Leave out every picture, then output exactly the lines between the ones holding "Convert this diagram to TikZ code." and "(0,244) rectangle (1440,248);", inclusive, and nothing beyond them.

**Supplied records**
────────────────────────────────────────
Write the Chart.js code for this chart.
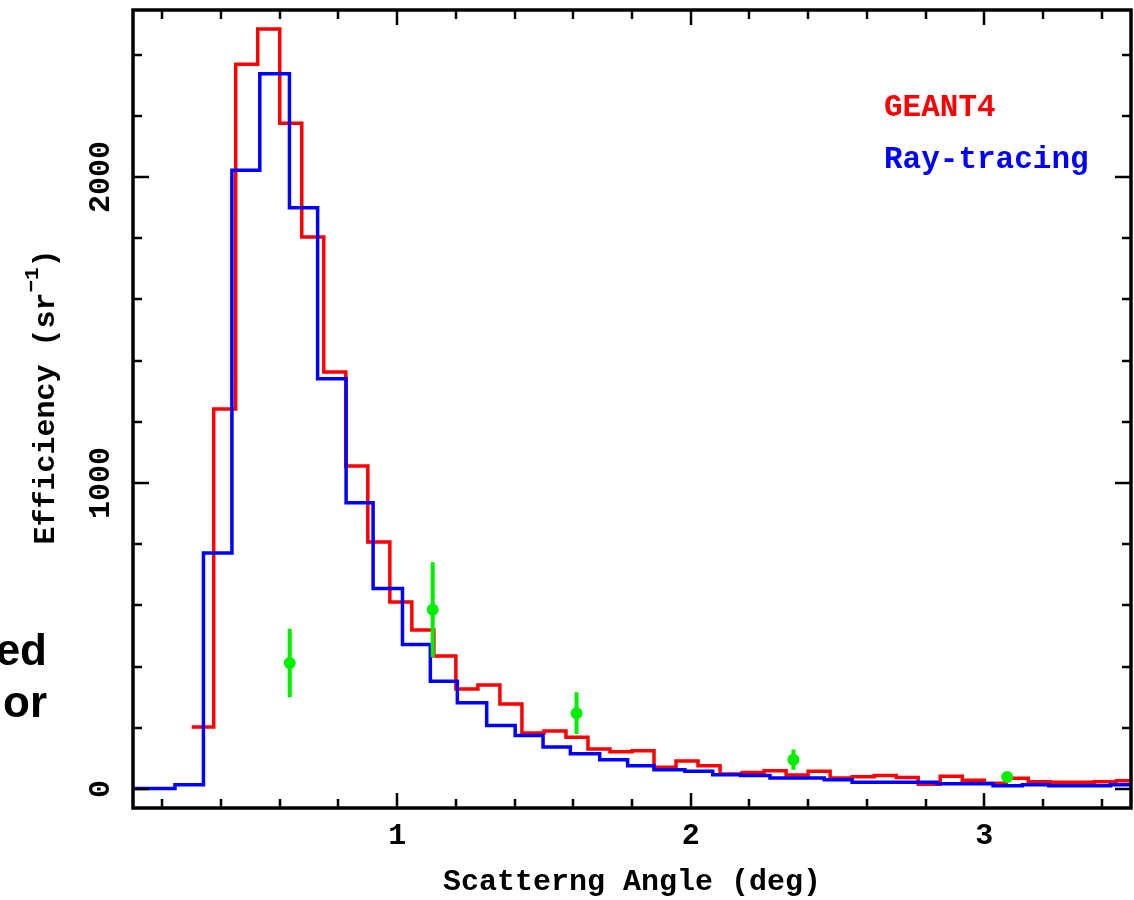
────────────────────────────────────────
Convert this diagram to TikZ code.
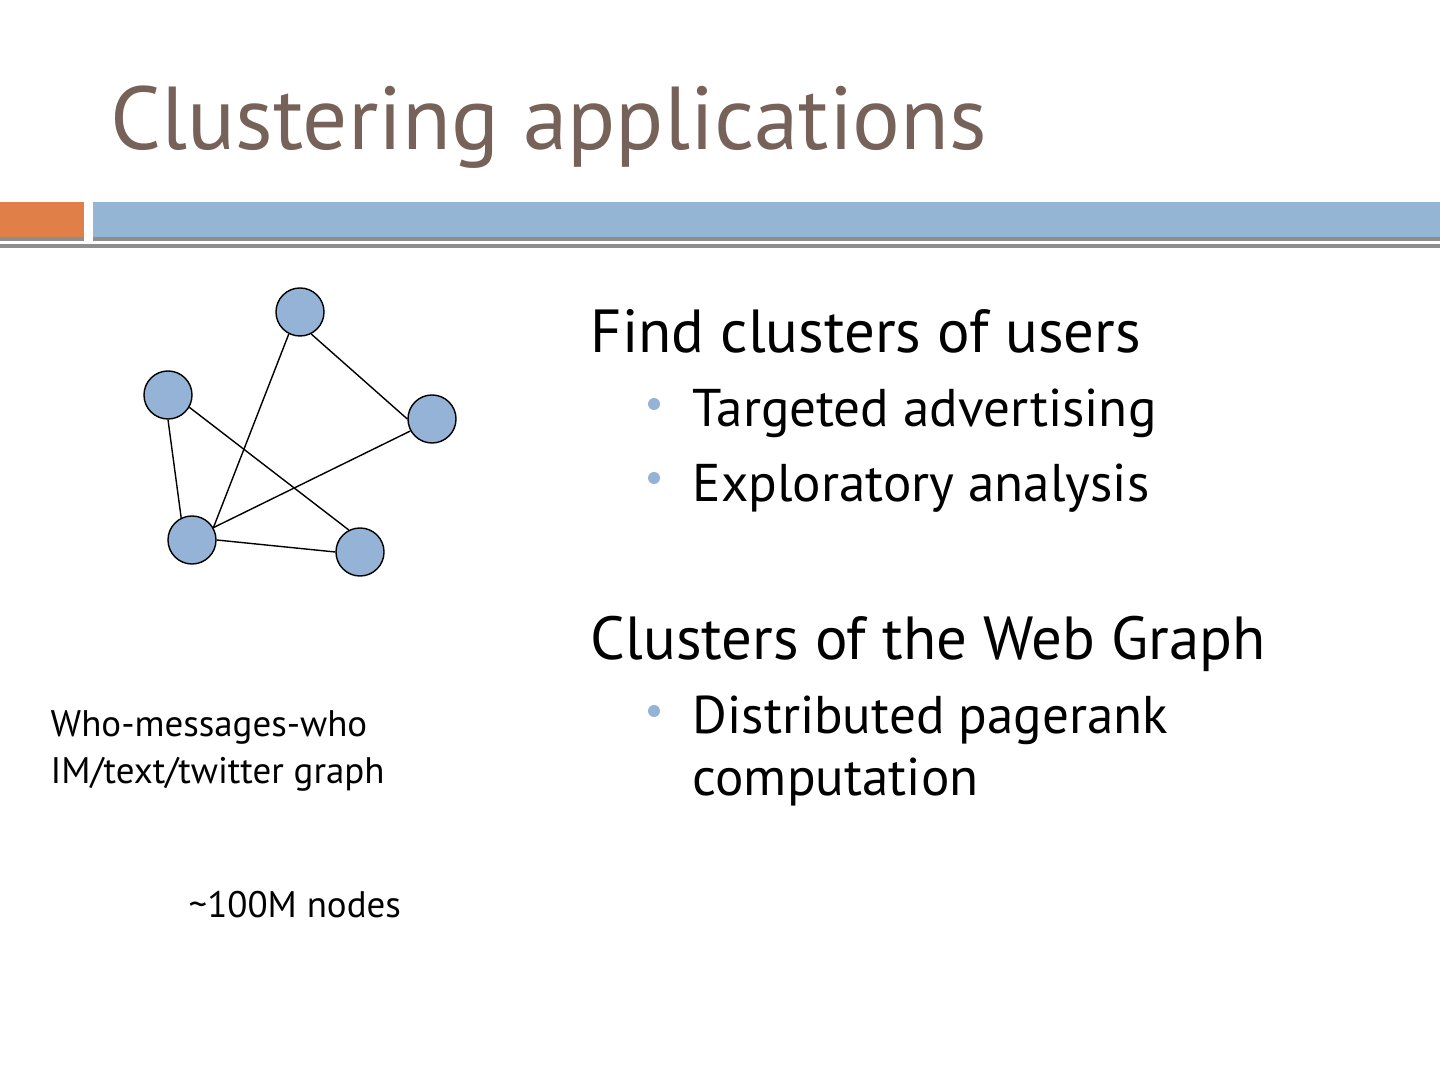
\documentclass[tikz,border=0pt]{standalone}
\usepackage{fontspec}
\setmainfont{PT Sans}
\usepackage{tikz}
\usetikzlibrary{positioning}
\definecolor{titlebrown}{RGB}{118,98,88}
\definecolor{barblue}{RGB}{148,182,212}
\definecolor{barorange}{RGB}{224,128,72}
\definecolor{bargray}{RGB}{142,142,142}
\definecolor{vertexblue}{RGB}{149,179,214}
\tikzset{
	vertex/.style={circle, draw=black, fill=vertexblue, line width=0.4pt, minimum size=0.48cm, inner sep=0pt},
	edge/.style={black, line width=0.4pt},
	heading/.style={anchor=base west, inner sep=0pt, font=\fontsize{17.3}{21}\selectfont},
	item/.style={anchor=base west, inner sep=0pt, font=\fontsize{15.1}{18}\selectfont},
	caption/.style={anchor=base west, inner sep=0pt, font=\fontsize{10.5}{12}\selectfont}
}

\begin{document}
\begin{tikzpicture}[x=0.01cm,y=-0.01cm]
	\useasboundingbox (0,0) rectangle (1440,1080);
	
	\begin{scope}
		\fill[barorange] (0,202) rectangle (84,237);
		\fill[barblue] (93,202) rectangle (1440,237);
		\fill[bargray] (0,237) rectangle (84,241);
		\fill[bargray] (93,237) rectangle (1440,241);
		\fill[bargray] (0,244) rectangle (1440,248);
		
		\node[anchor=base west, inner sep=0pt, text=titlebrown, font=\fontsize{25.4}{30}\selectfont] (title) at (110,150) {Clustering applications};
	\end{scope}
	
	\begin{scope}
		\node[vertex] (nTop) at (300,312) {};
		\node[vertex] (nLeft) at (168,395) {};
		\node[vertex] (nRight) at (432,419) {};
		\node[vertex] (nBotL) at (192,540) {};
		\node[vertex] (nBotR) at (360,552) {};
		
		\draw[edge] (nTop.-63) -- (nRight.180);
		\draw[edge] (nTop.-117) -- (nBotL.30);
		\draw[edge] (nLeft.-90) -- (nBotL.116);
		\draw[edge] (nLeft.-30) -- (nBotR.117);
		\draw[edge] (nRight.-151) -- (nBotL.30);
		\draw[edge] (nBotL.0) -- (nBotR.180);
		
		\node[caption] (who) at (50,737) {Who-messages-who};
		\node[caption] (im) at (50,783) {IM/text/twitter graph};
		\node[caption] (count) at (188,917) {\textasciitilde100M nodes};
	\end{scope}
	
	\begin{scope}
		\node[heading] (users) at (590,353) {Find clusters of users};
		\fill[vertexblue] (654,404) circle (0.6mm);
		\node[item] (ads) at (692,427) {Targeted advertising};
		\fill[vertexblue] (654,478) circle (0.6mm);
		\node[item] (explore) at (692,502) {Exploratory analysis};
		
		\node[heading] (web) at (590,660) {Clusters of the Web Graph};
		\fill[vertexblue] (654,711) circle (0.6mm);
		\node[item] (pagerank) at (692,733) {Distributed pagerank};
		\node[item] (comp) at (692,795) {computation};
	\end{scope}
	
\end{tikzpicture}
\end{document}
────────────────────────────────────────
**Correct answer**
Convert this diagram to TikZ code.
\documentclass[tikz,border=0pt]{standalone}
\usepackage{fontspec}
\setmainfont{PT Sans}
\usepackage{tikz}
\usetikzlibrary{positioning}
\definecolor{titlebrown}{RGB}{118,98,88}
\definecolor{barblue}{RGB}{148,182,212}
\definecolor{barorange}{RGB}{224,128,72}
\definecolor{bargray}{RGB}{142,142,142}
\definecolor{vertexblue}{RGB}{149,179,214}
\tikzset{
	vertex/.style={circle, draw=black, fill=vertexblue, line width=0.4pt, minimum size=0.48cm, inner sep=0pt},
	edge/.style={black, line width=0.4pt},
	heading/.style={anchor=base west, inner sep=0pt, font=\fontsize{17.3}{21}\selectfont},
	item/.style={anchor=base west, inner sep=0pt, font=\fontsize{15.1}{18}\selectfont},
	caption/.style={anchor=base west, inner sep=0pt, font=\fontsize{10.5}{12}\selectfont}
}

\begin{document}
\begin{tikzpicture}[x=0.01cm,y=-0.01cm]
	\useasboundingbox (0,0) rectangle (1440,1080);
	
	\begin{scope}
		\fill[barorange] (0,202) rectangle (84,237);
		\fill[barblue] (93,202) rectangle (1440,237);
		\fill[bargray] (0,237) rectangle (84,241);
		\fill[bargray] (93,237) rectangle (1440,241);
		\fill[bargray] (0,244) rectangle (1440,248);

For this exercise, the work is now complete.